Othello : Haute trahison
Scène

Othello : Haute trahison

Avec Othello, Denis Marleau rencontre Shakespeare pour la première fois. Le résultat est rien de moins qu’admirable.

On s’explique mal que Denis Marleau ne se soit pas frotté à Shakespeare plus tôt. D’autant que Normand Chaurette, dont le codirecteur artistique de la compagnie Ubu a porté plusieurs textes à la scène, est reconnu pour ses traductions des oeuvres du grand Will. Heureusement, les deux créateurs se retrouvent actuellement grâce à Othello, une tragédie à laquelle Marleau insuffle toute la rigueur et l’intelligence qui ont fait sa marque, mais aussi une bonne dose de cet humour noir qu’il emploie si judicieusement lorsque vient le temps de donner de l’élan aux plus sombres tragédies.

Le dépouillement, c’est sans nul doute le mot d’ordre de cette production d’une austérité séduisante, d’une esthétique presque orientale. Les personnages sont lancés dans l’arène, abandonnés dans les méandres d’un cruel labyrinthe des passions. Si les protagonistes naviguent à vue – hormis, bien entendu, ce calculateur de Iago -, les comédiens, eux, savent très bien où ils vont. Entre de grands murs, de hautes cloisons qui roulent et pivotent pour évoquer les différents lieux de la tragédie, ils se faufilent avec adresse. Leurs trajectoires sont d’une admirable précision. Des éclairages à la conception sonore, en passant par les projections, tout concourt à nous garder sur le qui-vive. Durant les trois heures de la représentation, on ne cesse d’être fasciné par la beauté, la singularité et la cohérence de l’objet. Armés d’une langue intemporelle, vêtus d’habits sans âge, foulant un espace en perpétuelle redéfinition, les personnages sont d’ici et d’ailleurs, d’hier et de demain. En ce sens, le spectacle actualise la pièce avec beaucoup d’intelligence. Sous la houlette de Marleau, littéralement débarrassée de ses oripeaux, la tragédie d’Othello est plus inéluctable que jamais.
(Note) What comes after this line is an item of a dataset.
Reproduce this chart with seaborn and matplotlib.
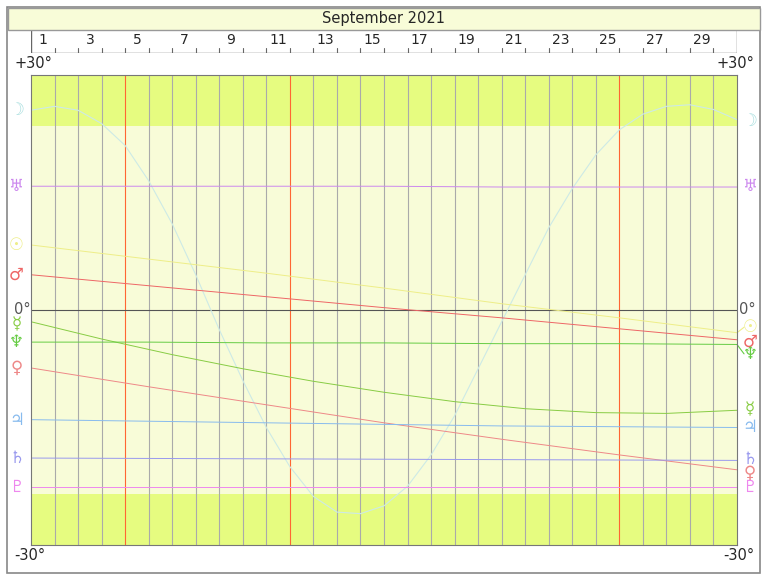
import numpy as np
import pandas as pd
import matplotlib
matplotlib.use("Agg")
import matplotlib.pyplot as plt
from matplotlib.patches import Rectangle
import seaborn as sns

sns.set_style("white")
plt.rcParams["font.family"] = ["DejaVu Sans"]

TITLE = "September 2021"
N_DAYS = 30
RED_DAYS = [4, 11, 25]          # day-start offsets of the red markers

t_moon = list(range(31))
moon = [25.5, 26.0, 25.5, 23.8, 21.0, 16.5, 11.0, 4.5, -2.5, -9.0, -15.0,
        -20.0, -23.8, -25.8, -26.0, -25.0, -22.5, -18.5, -13.5, -7.5, -1.5,
        4.5, 10.5, 15.5, 19.8, 23.0, 25.0, 26.0, 26.2, 25.6, 24.3]
t_slow = [0, 5, 10, 15, 20, 25, 30]
t_merc = [0, 3, 6, 9, 12, 15, 18, 21, 24, 27, 30]
mercury = [-1.5, -3.7, -5.7, -7.5, -9.1, -10.5, -11.7, -12.6, -13.1, -13.2, -12.8]
planets = {
    "Uranus":  ("\u2645", "#cc88ee", t_slow, [15.8, 15.8, 15.8, 15.8, 15.7, 15.7, 15.7]),
    "Sun":     ("\u2609", "#eeee88", t_slow, [8.3, 6.5, 4.7, 2.8, 0.8, -1.0, -2.9]),
    "Mars":    ("\u2642", "#ee6666", t_slow, [4.5, 3.1, 1.7, 0.3, -1.0, -2.4, -3.8]),
    "Mercury": ("\u263f", "#88cc44", t_merc, mercury),
    "Neptune": ("\u2646", "#66cc44", t_slow, [-4.1, -4.1, -4.2, -4.2, -4.3, -4.3, -4.4]),
    "Venus":   ("\u2640", "#ee8888", t_slow, [-7.4, -9.8, -12.1, -14.4, -16.5, -18.5, -20.4]),
    "Jupiter": ("\u2643", "#88bbee", t_slow, [-14.0, -14.2, -14.4, -14.6, -14.8, -14.9, -15.0]),
    "Saturn":  ("\u2644", "#9999ee", t_slow, [-18.9, -18.95, -19.0, -19.05, -19.1, -19.15, -19.2]),
    "Pluto":   ("\u2647", "#ee88ee", t_slow, [-22.6, -22.6, -22.6, -22.6, -22.6, -22.6, -22.6]),
}
# label positions (degrees) on the left and right edges
left_lab = {"Moon": 25.5, "Uranus": 15.8, "Sun": 8.3, "Mars": 4.5, "Mercury": -1.8,
            "Neptune": -4.1, "Venus": -7.4, "Jupiter": -14.0, "Saturn": -18.9, "Pluto": -22.6}
right_lab = {"Moon": 24.1, "Uranus": 15.8, "Sun": -2.2, "Mars": -4.0, "Neptune": -5.6,
             "Mercury": -12.7, "Jupiter": -15.0, "Saturn": -19.0, "Venus": -20.8, "Pluto": -22.6}

W, H = 768, 580
fig = plt.figure(figsize=(W / 100, H / 100), dpi=100)


def fx(px):
    return px / W


def fy(py):
    return 1 - py / H


# outer frame and title bar
fig.patches.append(Rectangle((fx(7), fy(573)), fx(753), 566 / H, transform=fig.transFigure,
                             fill=False, ec="#888888", lw=1.2))
fig.patches.append(Rectangle((fx(8), fy(30)), fx(752), 22 / H, transform=fig.transFigure,
                             fc="#f8fcd8", ec="#999999", lw=1))
fig.text(fx(384), fy(19), TITLE, ha="center", va="center", fontsize=10.5)

# header day scale
axt = fig.add_axes([fx(31), fy(53), fx(706), 23 / H])
axt.set_xlim(0, N_DAYS)
axt.set_ylim(0, 1)
axt.axis("off")
axt.plot([0, N_DAYS], [0, 0], color="#666666", lw=1)
axt.plot([0, 0], [0, 1], color="#666666", lw=1)
axt.plot([N_DAYS, N_DAYS], [0, 1], color="#666666", lw=1)
for d in range(1, N_DAYS):
    axt.plot([d, d], [0, 0.22], color="#666666", lw=0.8)
for d in range(1, N_DAYS + 1, 2):
    axt.text(d - 0.5, 0.55, str(d), ha="center", va="center", fontsize=10)

# main plot
ax = fig.add_axes([fx(31), fy(545), fx(706), 470 / H])
ax.set_facecolor("#f8fcd8")
ax.set_xlim(0, N_DAYS)
ax.set_ylim(-30, 30)
ax.axhspan(23.44, 30, color="#e6fc80", lw=0)
ax.axhspan(-30, -23.44, color="#e6fc80", lw=0)
for d in range(1, N_DAYS):
    ax.axvline(d, color="#ff6633" if d in RED_DAYS else "#aaaaaa", lw=0.8)
ax.axhline(0, color="#555555", lw=0.8)

sns.lineplot(x=t_moon, y=moon, ax=ax, color="#cdeae6", lw=0.8)
for name, (sym, col, ts, vals) in planets.items():
    sns.lineplot(x=ts, y=vals, ax=ax, color=col, lw=0.7)
ax.set_xticks([])
ax.set_yticks([])
for s in ax.spines.values():
    s.set_color("#777777")

# degree labels
fig.text(fx(14), fy(63), "+30\u00b0", ha="left", va="center", fontsize=10.5)
fig.text(fx(754), fy(63), "+30\u00b0", ha="right", va="center", fontsize=10.5)
fig.text(fx(14), fy(555), "-30\u00b0", ha="left", va="center", fontsize=10.5)
fig.text(fx(754), fy(555), "-30\u00b0", ha="right", va="center", fontsize=10.5)
fig.text(fx(14), fy(310), "0\u00b0", ha="left", va="center", fontsize=10.5, color="#555555")
fig.text(fx(756), fy(310), "0\u00b0", ha="right", va="center", fontsize=10.5, color="#555555")

allp = dict(planets)
allp["Moon"] = ("\u263d", "#a8dede", t_moon, moon)
for name, (sym, col, ts, vals) in allp.items():
    ax.text(-0.62, left_lab[name], sym, ha="center", va="center", fontsize=12,
            color=col, clip_on=False)
    ax.text(N_DAYS + 0.55, right_lab[name], sym, ha="center", va="center", fontsize=12,
            color=col, clip_on=False)
    if abs(right_lab[name] - vals[-1]) > 0.5:
        ax.plot([N_DAYS, N_DAYS + 0.3], [vals[-1], right_lab[name]], color=col,
                lw=0.8, clip_on=False)

fig.savefig("out.png", dpi=100)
Cela dit, comme des exceptions qui confirment la règle, il y a des choix qu’on s’explique moins bien. Un téléphone cellulaire, des voix amplifiées comme dans un film de science-fiction… Heureusement, à la perfection, nul n’est tenu.

En accaparant une nouvelle fois les forces vives de Pierre Lebeau, Marleau mettait toutes les chances de son côté. En Iago, le comédien dépasse toutes les espérances. Avec une conviction qu’on lui connaissait, notamment dans l’humour et la perfidie, mais aussi des subtilités qu’on lui connaissait moins, il donne chair aux grandes idées qui traversent l’oeuvre, ces grands principes qui l’ont portée jusqu’à nous.